Happy Holidays, everyone!


  1. brava! beautifully written and i'm proud to be part of it!!

    happy holidays,


  2. Thanks very much, Rose. I am a great admirer of your writing myself and your kind words must have just shaved 5 kg (or 11 lbs) off my weight!

  3. Well done, Ah Zhen! Not only did you conquer the fruitcake but you certainly got a golden seal of approval from one of the best in the field, Rose Levy Beranbaum.
    Very impressive! I love Rose!

    I usually get very lazy and just whip up a simple buttermilk fruit loaf when I crave fruitcake because I haven't yet summoned the courage to attempt a real Christmas fruit cake with all the trappings.

    Thanks for sharing in detail your experiences. By the way, it is a very pretty cake you made.

  4. Hi bubble and squeak, thank you for your lovely note and for dropping by. A buttermilk fruit loaf sounds delicious - I shall try baking a loaf myself! Happy New Year!

  5. I must admit that I can't remember hating fruitcake in the past but after I made it one year a decade or so ago, I don't understand why people have such an aversion to it. After that first successful attempt I have grown a strong affinity to this monthly matured loaf. If I see it on a sweet tray it will always be tested by my palate. Not that I have not had bad fruitcake, but it has never put me off. It has been awhile since I have had a good light fruit cake but I have had lots of tasty dark ones

  6. Hi Anonymous, as a new convert, I'll be sure to reach for a slice of fruitcake if I see fruitcake on a sweet tray from now on. Except for those which contain candied green cherries, that is. Happy New Year to you!

  7. Beautiful cake! Rose's recipe is incredible. It never lasts long enough in our house to get a proper curing.

  8. From jaw-dropping to mouth-watering... You're such a gem!

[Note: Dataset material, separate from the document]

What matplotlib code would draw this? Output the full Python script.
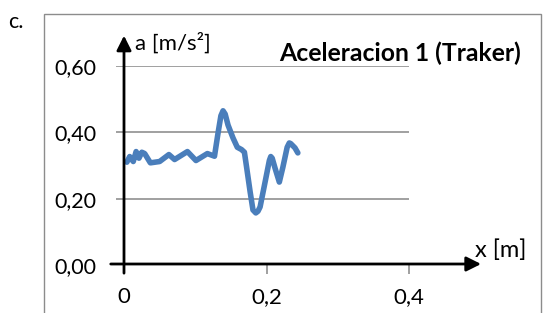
import matplotlib
matplotlib.use("Agg")
import matplotlib.pyplot as plt
from matplotlib.patches import Rectangle

plt.rcParams['font.family'] = ['Lato', 'DejaVu Sans']

# acceleration
x_m = [0.004, 0.008, 0.013, 0.017, 0.021, 0.025, 0.029, 0.037, 0.050, 0.063,
       0.071, 0.089, 0.101, 0.117, 0.127, 0.132, 0.136, 0.139, 0.142, 0.146,
       0.153, 0.159, 0.165, 0.169, 0.172, 0.177, 0.181, 0.185, 0.188, 0.191,
       0.198, 0.204, 0.206, 0.208, 0.212, 0.218, 0.223, 0.229, 0.232, 0.234,
       0.240, 0.244]
a_ms2 = [0.310, 0.327, 0.312, 0.342, 0.322, 0.340, 0.336, 0.308, 0.312, 0.333,
         0.318, 0.342, 0.315, 0.336, 0.328, 0.398, 0.450, 0.465, 0.455, 0.422,
         0.383, 0.355, 0.348, 0.340, 0.296, 0.221, 0.166, 0.157, 0.162, 0.175,
         0.250, 0.315, 0.327, 0.322, 0.292, 0.250, 0.295, 0.355, 0.368, 0.366,
         0.353, 0.338]

y_ticks = [0.0, 0.2, 0.4, 0.6]
y_labels = ["0,00", "0,20", "0,40", "0,60"]
x_ticks = [0.0, 0.2, 0.4]
x_labels = ["0", "0,2", "0,4"]

W, H = 543, 313
fig = plt.figure(figsize=(W / 100, H / 100), dpi=100)

# outer chart frame (cut at the bottom of the picture)
fig.patches.append(Rectangle((44 / W, -0.1), (541 - 44) / W, (313 - 14) / H + 0.1,
                             transform=fig.transFigure, fill=False,
                             edgecolor="#8c8c8c", lw=1.0))

ax = fig.add_axes([116 / W, (H - 265) / H, 293 / W, 199 / H])
ax.set_xlim(-8 / 712.5, 0.4)
ax.set_ylim(0, 0.6)
for s in ax.spines.values():
    s.set_visible(False)

ax.set_yticks(y_ticks)
ax.set_yticklabels(y_labels)
ax.set_xticks(x_ticks)
ax.set_xticklabels(x_labels)
ax.grid(axis="y", color="#868686", lw=1.1)
ax.tick_params(axis="y", length=0, pad=14, labelsize=15.5)
ax.tick_params(axis="x", length=6.5, width=1.1, color="#868686", pad=9.5, labelsize=16)
ax.axhline(0, color="#868686", lw=1.1)

ax.plot(x_m, a_ms2, color="#4a7ebb", lw=4, solid_joinstyle="round",
        solid_capstyle="round", clip_on=False)

# black arrow axes
ax.annotate("", xy=(0, 0.70), xytext=(0, -0.033),
            arrowprops=dict(arrowstyle="-|>", color="black", lw=2, mutation_scale=22),
            annotation_clip=False)
ax.annotate("", xy=(0.505, 0.003), xytext=(-0.0225, 0.003),
            arrowprops=dict(arrowstyle="-|>", color="black", lw=2, mutation_scale=22),
            annotation_clip=False)

ax.text(0.0154, 0.669, "a [m/s²]", fontsize=16, va="center", ha="left", clip_on=False)
ax.text(0.493, 0.045, "x [m]", fontsize=17, va="center", ha="left", clip_on=False)

fig.text(279 / W, 1 - 53 / H, "Aceleracion 1 (Traker)", fontsize=17.8,
         fontweight="bold", va="center", ha="left")
fig.text(8 / W, 1 - 22 / H, "c.", fontsize=15.5, va="center", ha="left")

fig.savefig("out.png", dpi=100)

  9. When I was growing up we would have a long weekend due to teacher's convention in November. My mother and I would do the fruitcakes then. They were so chock full of dates and fruit and nuts with just enough
    batter to hold them together. We made little mini ones, not the large loaf ones. When cooled I began the month long process of basting them
    regularly with brandy until they were ready for Christmas Eve serving. We stored them up in the unheated attic to keep them cool. Now-a-days I
    only make them every few years...makes the anticipation even more delicious. We used the recipe in my mother's 1950's Better Homes and Garden Cookbook.

  10. @Vicki: Thanks for dropping by. Maybe you can keep your next fruitcake under lock and key! This is one instance where delayed gratification is truly gratifying.

    @Kookie: Thanks! Trust that you are keeping well.

    @Elizabeth: Mini ones sound like a good idea. Easier to serve too!